Op/Ed

Ways of Seeing: Field Days sorely missed this year

It’s the first week of August — time to get ready for Field Days! Oh right, there is no Field Days this year, but the first week of August will always trigger that “get ready” attitude for me. In normal times it feels like most of Addison County is getting ready in the first week of August.
Kids who will be showing their calves are doubling down on their showmanship skills. Farmers are searching their fields for the best hay, the tallest corn. 4-H Clubs are painting signs and equipment boxes, preparing their displays. Young equestrians practice their moves. You will find vegetable gardeners giving special love to their most promising-looking peppers and sweet corn. Flower gardeners are shooing bugs away from blossoms, planning spectacular or diminutive or theme-based arrangements. Bakers perfect their recipes; food preservers finish this year’s batches of tomatoes, peaches and jam. Local businesses arrange their finest equipment for display and perfect their sales pitches. Demo Derby entries finish those paint jobs. Do they also modify their engines? Do tractor pullers or horse pullers practice pulling? I don’t know.
And of course I can’t forget: kids are saving their allowances — maybe even doing some extra chores — to buy crazy feather earrings and engraved horse necklaces, rainbow ice and maple cotton candy, and tickets to the rides.
I love Addison County Fair and Field Days, and its absence leaves a big sad hole in my summer.
The Home and Garden building holds special interest for me, with its displays of handicrafts, kitchen crafts and garden products. Entries here are judged and awarded ribbons from white (Needs Improvement) to red (Coming Along) to blue (Nice Job) to Grand Rosette (WOW).
The Ultimate Grand Prize for adult entries is the big shiny silver Leona Thompson Bowl, awarded to the Homemaker of the Year, the participant who earns the most and best awards for all foods and handicrafts. Competitive Homemaking — did you even know that was a thing?
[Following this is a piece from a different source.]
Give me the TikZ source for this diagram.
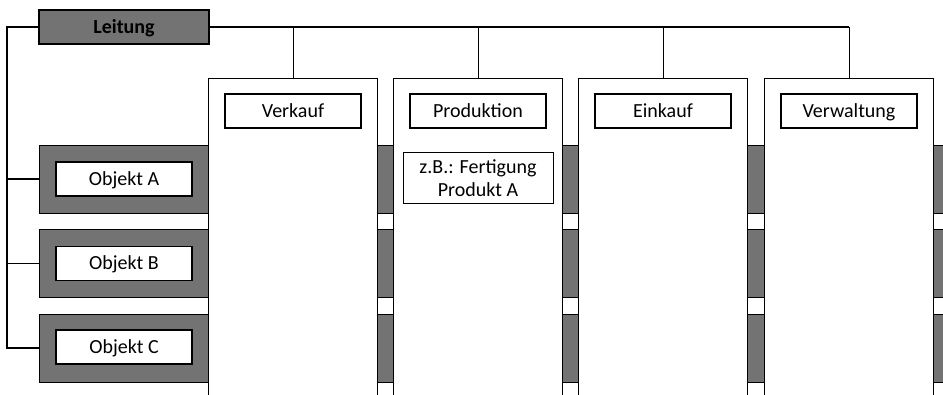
\documentclass[tikz,border=0pt]{standalone}
\usepackage{xcolor}
\usepackage{fontspec}
\setmainfont{Carlito}
\usepackage{tikz}
\usetikzlibrary{positioning}
\definecolor{bargray}{RGB}{115,115,115}

\begin{document}
\begin{tikzpicture}[x=1pt, y=-1pt,
    every node/.style={font=\fontsize{20}{23}\selectfont, inner sep=0pt},
    leitbox/.style={draw, line width=1.6pt, fill=bargray, minimum width=170pt, minimum height=34pt, text height=12.8pt, text depth=0pt, font=\fontsize{20}{23}\selectfont\bfseries},
    bar/.style={draw, line width=0.9pt, fill=bargray, minimum width=921pt, minimum height=68pt},
    column/.style={draw, line width=1pt, fill=white, minimum width=169pt, minimum height=330pt, anchor=north},
    headbox/.style={draw, line width=1.8pt, fill=white, minimum width=136pt, minimum height=34pt, text height=12.8pt, text depth=0pt},
    notebox/.style={draw, line width=1pt, fill=white, minimum width=150pt, minimum height=51pt, align=center},
    tree/.style={line width=1.5pt},
    drop/.style={line width=1pt}]
    \useasboundingbox (0,0) rectangle (943,395);
    \clip (0,0) rectangle (943,395);

    % Leitung
    \node[leitbox] (leit) at (124,27) {Leitung};

    % Objekt rows (behind the columns)
    \node[bar] (barA) at (499.5,179) {};
    \node[bar] (barB) at (499.5,263.5) {};
    \node[bar] (barC) at (499.5,348) {};
    \node[headbox] (objA) at (124,179) {Objekt A};
    \node[headbox] (objB) at (124,263.5) {Objekt B};
    \node[headbox] (objC) at (124,347) {Objekt C};

    % Columns
    \node[column] (verk) at (293,78) {};
    \node[column] (prod) at (478,78) {};
    \node[column] (eink) at (663,78) {};
    \node[column] (verw) at (849,78) {};

    % Headers
    \node[headbox] (verkhead) at (293,111) {Verkauf};
    \node[headbox] (prodhead) at (478,111) {Produktion};
    \node[headbox] (einkhead) at (663,111) {Einkauf};
    \node[headbox] (verwhead) at (849,111) {Verwaltung};
    \node[notebox] (note) at (478,178.5) {z.B.: Fertigung\\Produkt A};

    % Tree to the objects
    \coordinate (trunk) at (7,27);
    \draw[tree] (leit.west) -- (trunk) |- (barC.west);
    \draw[tree] (trunk |- barA.west) -- (barA.west);
    \draw[tree] (trunk |- barB.west) -- (barB.west);

    % Tree to the columns
    \draw[tree] (leit.east) -- (leit.east -| verw.north);
    \draw[drop] (verk.north) -- (verk.north |- leit.east);
    \draw[drop] (prod.north) -- (prod.north |- leit.east);
    \draw[drop] (eink.north) -- (eink.north |- leit.east);
    \draw[drop] (verw.north) -- (verw.north |- leit.east);
\end{tikzpicture}
\end{document}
For a few years in my early adulthood, winning the Leona Thompson Bowl was my goal. I will admit I was egged on by my brother Mark, who promised if I won it, he would win it the next year. “OK, Bro, you’re on!” I began planning my entries a year in advance. I knit a pair of mittens with an incredibly complicated pattern for my grandmother. I knit sweaters for my brothers. I sewed dresses for my daughters. I baked cookies and canned tomatoes and made dilly beans and jam. The culmination of my efforts was my signature bread: all-organic whole grain wheat germ goatmeal bread made with our own goat’s milk. One loaf could probably sustain a person lost in the wilderness for a whole month. Or serve as a brick to hold your door open. My original-recipe bread got a white ribbon (Needs Improvement), and that destroyed my chance to have my name engraved for perpetuity, along with the past and future Homemakers of the Year, on the big shiny silver Leona Thompson Bowl. Instead I got a consolation prize Grand Rosette on my ginger-molasses cookies and a $20 gift certificate to Agway.
That was the end of my quest for the Leona Thompson Bowl, but not the end of my enthusiasm for what goes on in that dark green building at the edge of the New Haven fairgrounds.
One reason I love the Home and Garden Department at Field Days is that everyone can participate. Yes, everyone. A seven-year-old, a seventeen-year-old or a seventy-year-old can present the cucumber she grew and the flower arrangement she made, the photograph she took and the drawing she created. Each item will be respectfully received and displayed, will earn a ribbon. Friends and family can come see and admire it all. What a feeling of accomplishment. She helped make Field Days more special.
On the other end of the spectrum, the accomplished builder, quilter, baker, gardener, artist and needle worker has a place to show his or her skills. It is truly amazing what some people can do, and the Home and Garden building at Field Days is where you can see your neighbors’ labors of love on display.
In this spring and summer of isolation, maybe you, too, have realized how important simple connections are: ordinary conversations, projects undertaken together, neighborhood gatherings. Field Days is one great big neighborhood gathering, five days every summer when we get the opportunity to appreciate and celebrate our precious community. Have you taken up bread baking or gardening or sewing with quarantine time on your hands? You can start thinking now about what you could enter in Field Days next year. A complete catalog of the possibilities is at addisoncountyfielddays.com. Next year’s Field Days will be better than ever, especially when you participate in making it so.
Abi Sessions, formerly of Cornwall, lives in Weybridge with her husband, Bill.